Woman injecting insulin, daily diabetes care during COVID-19
Credit: martin-dm / Getty Images

Continuous glucose monitoring (CGM) can not only the track blood sugar of people with diabetes but also identify those at risk of the condition when combined with artificial intelligence.

Research showed just 12 hours of glucose profiles provided the predictive model with enough information to distinguish diabetic, prediabetic, and healthy individuals.

The tool could be used for monitoring and early screening of diabetes, particularly in scenarios involving remote or virtual care, and give care teams the chance to reverse the course of disease.

The findings were presented at the NeurIPS 2022 thirty-sixth Conference on Neural Information Processing Systems in New Orleans, Louisiana.

‘We were most surprised by our machine learning model’s ability to make accurate assessments on such a limited amount of clinical information,” said lead study scientist Jouhyun Jeon, PhD, a principal investigator at Klick Applied Sciences.

She told Inside Precision Medicine that the initial goal had been to half the standard monitoring time to seven days.

“So getting down to just 12 hours of CGM recordings while maintaining high accuracy was a really phenomenal, unexpected result that has the tremendous potential to accelerate diabetes prevention,” she said.

Prediabetes is defined by abnormal glucose homeostasis, such as impaired fasting glucose and impaired glucose tolerance.

Despite being increasingly identified as a critical metabolic state, about 90 per cent of U.S. adults with prediabetes remain unaware of their condition.

To determine whether AI could help, the team used CGM to measure blood glucose in 436 individuals recruited from four states in India as they went about their daily lives.

Of these, 172 were identified as having Type 2 diabetes, with glycated hemoglobin levels more than 6.5%, 87 had prediabetes, with levels between 5.5% and 6.5%, and 177 were defined as healthy individuals, with levels below 5.5%.

The CGM measured blood glucose levels every 15 minutes for a maximum of 14 days, as well as providing alerts on hypo- or hyper-glycemic events and giving information on glucose variability.

CGM signals from 70% of the participants were used to train and validate predictive models, while the remaining 30%  of participants were used to test model performance.

A baseline model that included demographics such as gender, age, weight, height, and body mass index had an overall balanced accuracy (BCC) of 0.48 and an area under the curve (AUC) to detect prediabetic patients of 0.49.

CGM-based models improved overall BCC by 140% and AUC by 122% compared with this.

CGM-based models were also 1.21, 1.34, and 1.17 times more able to identify Type 2 diabetes, prediabetes, and healthy individuals, respectively.

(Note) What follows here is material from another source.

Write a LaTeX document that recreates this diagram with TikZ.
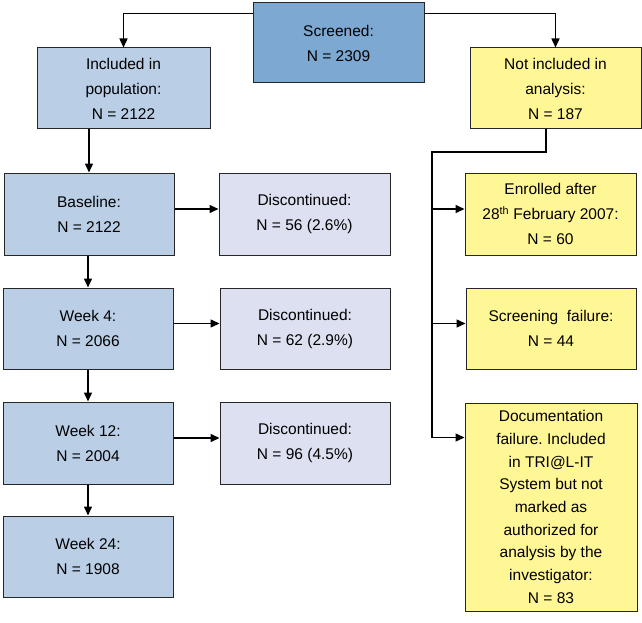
\documentclass[tikz,border=0pt]{standalone}
\usepackage{fontspec}
\setmainfont{Liberation Sans}
\usetikzlibrary{arrows.meta}
\frenchspacing
\definecolor{scrblue}{RGB}{125,168,210}
\definecolor{lblue}{RGB}{186,206,230}
\definecolor{lav}{RGB}{221,224,240}
\definecolor{lyel}{RGB}{255,246,150}
\tikzset{
  box/.style={draw=black!85, line width=1pt, align=center, inner sep=0pt,
    font=\fontsize{15.5}{25}\selectfont},
  arr/.style={line width=1.5pt, -{Triangle[length=9pt,width=8pt]}},
  ln/.style={line width=1.5pt}
}
\begin{document}
\begin{tikzpicture}[x=1pt,y=-1pt]
\useasboundingbox (0,0) rectangle (642,623);
\node[box, fill=scrblue, minimum width=171pt, minimum height=80pt] (scr) at (338.5,43) {Screened:\\N = 2309};
\node[box, fill=lblue, minimum width=173pt, minimum height=81pt] (inc) at (123.5,88.5) {Included in\\population:\\N = 2122};
\node[box, fill=lyel, minimum width=171pt, minimum height=81pt] (notinc) at (555.5,88.5) {Not included in\\analysis:\\N = 187};
\node[box, fill=lblue, minimum width=170pt, minimum height=82pt] (base) at (89,214) {Baseline:\\N = 2122};
\node[box, fill=lblue, minimum width=170pt, minimum height=81pt] (w4) at (88,328.5) {Week 4:\\N = 2066};
\node[box, fill=lblue, minimum width=170pt, minimum height=82pt] (w12) at (88,443) {Week 12:\\N = 2004};
\node[box, fill=lblue, minimum width=170pt, minimum height=81pt] (w24) at (88,556.5) {Week 24:\\N = 1908};
\node[box, fill=lav, minimum width=171pt, minimum height=82pt] (d1) at (304.5,214) {Discontinued:\\N = 56 (2.6\%)};
\node[box, fill=lav, minimum width=170pt, minimum height=81pt] (d2) at (305,328.5) {Discontinued:\\N = 62 (2.9\%)};
\node[box, fill=lav, minimum width=170pt, minimum height=82pt] (d3) at (305,443) {Discontinued:\\N = 96 (4.5\%)};
\node[box, fill=lyel, minimum width=171pt, minimum height=82pt] (enr) at (550.5,214) {Enrolled after\\28\textsuperscript{th} February 2007:\\N = 60};
\node[box, fill=lyel, minimum width=170pt, minimum height=81pt] (sf) at (551,328.5) {Screening\ \ failure:\\N = 44};
\node[box, fill=lyel, minimum width=172pt, minimum height=208pt, font=\fontsize{15.5}{22.7}\selectfont] (doc) at (551,507) {Documentation\\failure. Included\\in TRI@L-IT\\System but not\\marked as\\authorized for\\analysis by the\\investigator:\\N = 83};
% top connectors
\draw[arr] ([yshift=-11pt]scr.north west) -| (inc.north);
\draw[arr] ([yshift=-11pt]scr.north east) -| (notinc.north);
% left column
\draw[arr] (inc.south -| base.north) -- (base.north);
\draw[arr] (base.south -| w4.north) -- (w4.north);
\draw[arr] (w4.south) -- (w12.north);
\draw[arr] (w12.south) -- (w24.north);
\draw[arr] ([yshift=5pt]base.east) -- ([yshift=5pt]base.east -| d1.west);
\draw[arr] ([yshift=5pt]w4.east) -- ([yshift=5pt]w4.east -| d2.west);
\draw[arr] ([yshift=5pt]w12.east) -- ([yshift=5pt]w12.east -| d3.west);
% right trunk
\coordinate (t0) at (432,152);
\coordinate (dIn) at ([yshift=-35pt]doc.north west);
\coordinate (eIn) at ([yshift=5pt]enr.west);
\coordinate (sIn) at ([yshift=5pt]sf.west);
\draw[arr] ([xshift=-9.5pt]notinc.south) |- (t0) |- (dIn);
\draw[arr] (t0 |- eIn) -- (eIn);
\draw[arr] (t0 |- sIn) -- (sIn);
\end{tikzpicture}
\end{document}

The 12-hour model performed competitively compared with those of a longer duration. It showed an overall BCC of 0.67, which was equivalent to the performance of the model using the full-time CGM signals and had an overall AUC of 0.78. It had an AUC of 0.69 for identifying prediabetes.

Klick Applied Sciences managing director of research and development Michael Lieberman, PhD, admitted that work was still needed before the model could be deployed for the everyday management of patients.

“We see these results as a highly exciting first step, but one that will require further validation before anyone can start thinking about seeing this used in clinical practice,” he told Inside Precision Medicine.

“We are working with academic and commercial partners to take those next steps and are excited for the potential real-world applications.”